# Why is it so hard to potty train my bichon-poodle??



## princessdiana75 (Jul 27, 2009)

I have a male 9 month old bichon-poodle and a female 6 month old yorkie. The yorkie is potty-trained, minus an accident here and there. She doesn't ask to be taken out, but she will hold it until we take her outside. The little boy just is NOT getting it. We've tried so many different things that I'm afraid now we've confused him. It takes him SOO long to find a spot to go to the bathroom outside, so we were doing pee pads inside and taking him outside too. Now he thinks it's okay to pee in the house as long as he does it where the pee pad used to be. Pooping is the worst...He flat out refuses to poop outside unless we stay out with him for an hour+. He seems to get distracted very easily. He gets plenty of socialization with people and dogs and listens well - can do all kinds of tricks and is overall a very smart dog, so why can't he understand that you potty outside? I think tonight I'm going to start taking treats outside with me and just wait the hour+ it takes for him to poop and then give him a treat and go crazy praising him...it's pretty much the only thing I haven't tried...

Any advice?


----------



## Alex927 (Nov 2, 2009)

princessdiana75 said:


> I think tonight I'm going to start taking treats outside with me and just wait the hour+ it takes for him to poop and then give him a treat and go crazy praising him...it's pretty much the only thing I haven't tried...
> 
> Any advice?


that's the way to go.

Also while he's pooping make sure to repeat, "go potty" over and over again so he identifies the action with that phrase. Immeditely after, reward him with a treat.

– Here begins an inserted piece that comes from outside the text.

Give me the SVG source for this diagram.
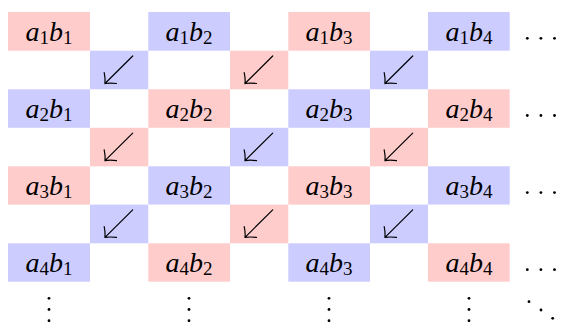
<svg xmlns="http://www.w3.org/2000/svg" width="561" height="322" viewBox="0 0 561 322">
<style>
.r{fill:#FFCCCC}
.b{fill:#CCCCFF}
text{fill:#000;text-anchor:middle}
.s{font-style:normal}
.ar{fill:none;stroke:#000;stroke-width:1.2;stroke-linecap:round}
.d{fill:#000}
</style>
<defs>
<g id="arr">
<path class="ar" d="M42.7,5.3 L15,32.8 M14.2,22 Q15.5,28 15,32.8 Q20,32 26.5,32.8"/>
</g>
</defs>
<g id="cells" font-family="Liberation Serif, serif" font-style="italic" font-size="28">
<g id="n11"><rect class="r" x="8" y="12" width="82" height="38.7"/><text x="49" y="40.5">a<tspan class="s" font-size="19" dy="3">1</tspan><tspan dy="-3">b</tspan><tspan class="s" font-size="19" dy="3">1</tspan></text></g>
<g id="n12"><rect class="b" x="148.3" y="12" width="81.7" height="38.7"/><text x="189" y="40.5">a<tspan class="s" font-size="19" dy="3">1</tspan><tspan dy="-3">b</tspan><tspan class="s" font-size="19" dy="3">2</tspan></text></g>
<g id="n13"><rect class="r" x="288.3" y="12" width="81.7" height="38.7"/><text x="329" y="40.5">a<tspan class="s" font-size="19" dy="3">1</tspan><tspan dy="-3">b</tspan><tspan class="s" font-size="19" dy="3">3</tspan></text></g>
<g id="n14"><rect class="b" x="428" y="12" width="81.7" height="38.7"/><text x="469" y="40.5">a<tspan class="s" font-size="19" dy="3">1</tspan><tspan dy="-3">b</tspan><tspan class="s" font-size="19" dy="3">4</tspan></text></g>

<g id="n21"><rect class="b" x="8" y="89.3" width="82" height="38.5"/><text x="49" y="117.7">a<tspan class="s" font-size="19" dy="3">2</tspan><tspan dy="-3">b</tspan><tspan class="s" font-size="19" dy="3">1</tspan></text></g>
<g id="n22"><rect class="r" x="148.3" y="89.3" width="81.7" height="38.5"/><text x="189" y="117.7">a<tspan class="s" font-size="19" dy="3">2</tspan><tspan dy="-3">b</tspan><tspan class="s" font-size="19" dy="3">2</tspan></text></g>
<g id="n23"><rect class="b" x="288.3" y="89.3" width="81.7" height="38.5"/><text x="329" y="117.7">a<tspan class="s" font-size="19" dy="3">2</tspan><tspan dy="-3">b</tspan><tspan class="s" font-size="19" dy="3">3</tspan></text></g>
<g id="n24"><rect class="r" x="428" y="89.3" width="81.7" height="38.5"/><text x="469" y="117.7">a<tspan class="s" font-size="19" dy="3">2</tspan><tspan dy="-3">b</tspan><tspan class="s" font-size="19" dy="3">4</tspan></text></g>

<g id="n31"><rect class="r" x="8" y="166.3" width="82" height="38.3"/><text x="49" y="194.8">a<tspan class="s" font-size="19" dy="3">3</tspan><tspan dy="-3">b</tspan><tspan class="s" font-size="19" dy="3">1</tspan></text></g>
<g id="n32"><rect class="b" x="148.3" y="166.3" width="81.7" height="38.3"/><text x="189" y="194.8">a<tspan class="s" font-size="19" dy="3">3</tspan><tspan dy="-3">b</tspan><tspan class="s" font-size="19" dy="3">2</tspan></text></g>
<g id="n33"><rect class="r" x="288.3" y="166.3" width="81.7" height="38.3"/><text x="329" y="194.8">a<tspan class="s" font-size="19" dy="3">3</tspan><tspan dy="-3">b</tspan><tspan class="s" font-size="19" dy="3">3</tspan></text></g>
<g id="n34"><rect class="b" x="428" y="166.3" width="81.7" height="38.3"/><text x="469" y="194.8">a<tspan class="s" font-size="19" dy="3">3</tspan><tspan dy="-3">b</tspan><tspan class="s" font-size="19" dy="3">4</tspan></text></g>

<g id="n41"><rect class="b" x="8" y="243.3" width="82" height="38.4"/><text x="49" y="271.8">a<tspan class="s" font-size="19" dy="3">4</tspan><tspan dy="-3">b</tspan><tspan class="s" font-size="19" dy="3">1</tspan></text></g>
<g id="n42"><rect class="r" x="148.3" y="243.3" width="81.7" height="38.4"/><text x="189" y="271.8">a<tspan class="s" font-size="19" dy="3">4</tspan><tspan dy="-3">b</tspan><tspan class="s" font-size="19" dy="3">2</tspan></text></g>
<g id="n43"><rect class="b" x="288.3" y="243.3" width="81.7" height="38.4"/><text x="329" y="271.8">a<tspan class="s" font-size="19" dy="3">4</tspan><tspan dy="-3">b</tspan><tspan class="s" font-size="19" dy="3">3</tspan></text></g>
<g id="n44"><rect class="r" x="428" y="243.3" width="81.7" height="38.4"/><text x="469" y="271.8">a<tspan class="s" font-size="19" dy="3">4</tspan><tspan dy="-3">b</tspan><tspan class="s" font-size="19" dy="3">4</tspan></text></g>
</g>
<g id="connectors">
<rect class="b" x="90" y="50.7" width="58.3" height="38.6"/><use href="#arr" x="90" y="50.7"/>
<rect class="r" x="230" y="50.7" width="58.3" height="38.6"/><use href="#arr" x="230" y="50.7"/>
<rect class="b" x="370" y="50.7" width="58" height="38.6"/><use href="#arr" x="370" y="50.7"/>

<rect class="r" x="90" y="127.8" width="58.3" height="38.5"/><use href="#arr" x="90" y="127.8"/>
<rect class="b" x="230" y="127.8" width="58.3" height="38.5"/><use href="#arr" x="230" y="127.8"/>
<rect class="r" x="370" y="127.8" width="58" height="38.5"/><use href="#arr" x="370" y="127.8"/>

<rect class="b" x="90" y="204.6" width="58.3" height="38.7"/><use href="#arr" x="90" y="204.6"/>
<rect class="r" x="230" y="204.6" width="58.3" height="38.7"/><use href="#arr" x="230" y="204.6"/>
<rect class="b" x="370" y="204.6" width="58" height="38.7"/><use href="#arr" x="370" y="204.6"/>
</g>
<g id="dots">
<circle class="d" cx="527.3" cy="38.3" r="1.4"/><circle class="d" cx="540.9" cy="38.3" r="1.4"/><circle class="d" cx="554.5" cy="38.3" r="1.4"/>
<circle class="d" cx="527.3" cy="115.5" r="1.4"/><circle class="d" cx="540.9" cy="115.5" r="1.4"/><circle class="d" cx="554.5" cy="115.5" r="1.4"/>
<circle class="d" cx="527.3" cy="192.6" r="1.4"/><circle class="d" cx="540.9" cy="192.6" r="1.4"/><circle class="d" cx="554.5" cy="192.6" r="1.4"/>
<circle class="d" cx="527.3" cy="269.7" r="1.4"/><circle class="d" cx="540.9" cy="269.7" r="1.4"/><circle class="d" cx="554.5" cy="269.7" r="1.4"/>
<circle class="d" cx="49" cy="298.3" r="1.4"/><circle class="d" cx="49" cy="309.5" r="1.4"/><circle class="d" cx="49" cy="320.7" r="1.4"/>
<circle class="d" cx="189" cy="298.3" r="1.4"/><circle class="d" cx="189" cy="309.5" r="1.4"/><circle class="d" cx="189" cy="320.7" r="1.4"/>
<circle class="d" cx="329" cy="298.3" r="1.4"/><circle class="d" cx="329" cy="309.5" r="1.4"/><circle class="d" cx="329" cy="320.7" r="1.4"/>
<circle class="d" cx="469" cy="298.3" r="1.4"/><circle class="d" cx="469" cy="309.5" r="1.4"/><circle class="d" cx="469" cy="320.7" r="1.4"/>
<circle class="d" cx="529" cy="301.7" r="1.4"/><circle class="d" cx="541" cy="310" r="1.4"/><circle class="d" cx="552.7" cy="318.3" r="1.4"/>
</g>
</svg>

I've had my dog for 6 days now and using the above method, when I say, "go potty" my dog will wag his tail and begin sniffing the grass for a spot to go.

same goes for peeing. I repeat, "go pee, go pee" repeatedly while he pees. Immediately after, praise and treats.

See the sticky titled "Housetraining How to" for more detailed info. Works like a charm for me and I imagine for most if not all dogs.

Also, see this thread:
http://www.dogforums.com/3-dog-training-forum/64220-potty-training-101-a.html


----------



## princessdiana75 (Jul 27, 2009)

Thanks, I use the phrase "go potty" for pee and "hurry up" for poop. He sometimes seems to get the whole potty-training thing for awhile, and then it's like he just forgets or something. I'm going to have to go hard-core on him. I'm thinking about enrolling him in beginner's obedience classes too. He's a pretty well-behaved dog for the most part, but maybe some formal training will calm him down a bit - he's sooo hyper!


----------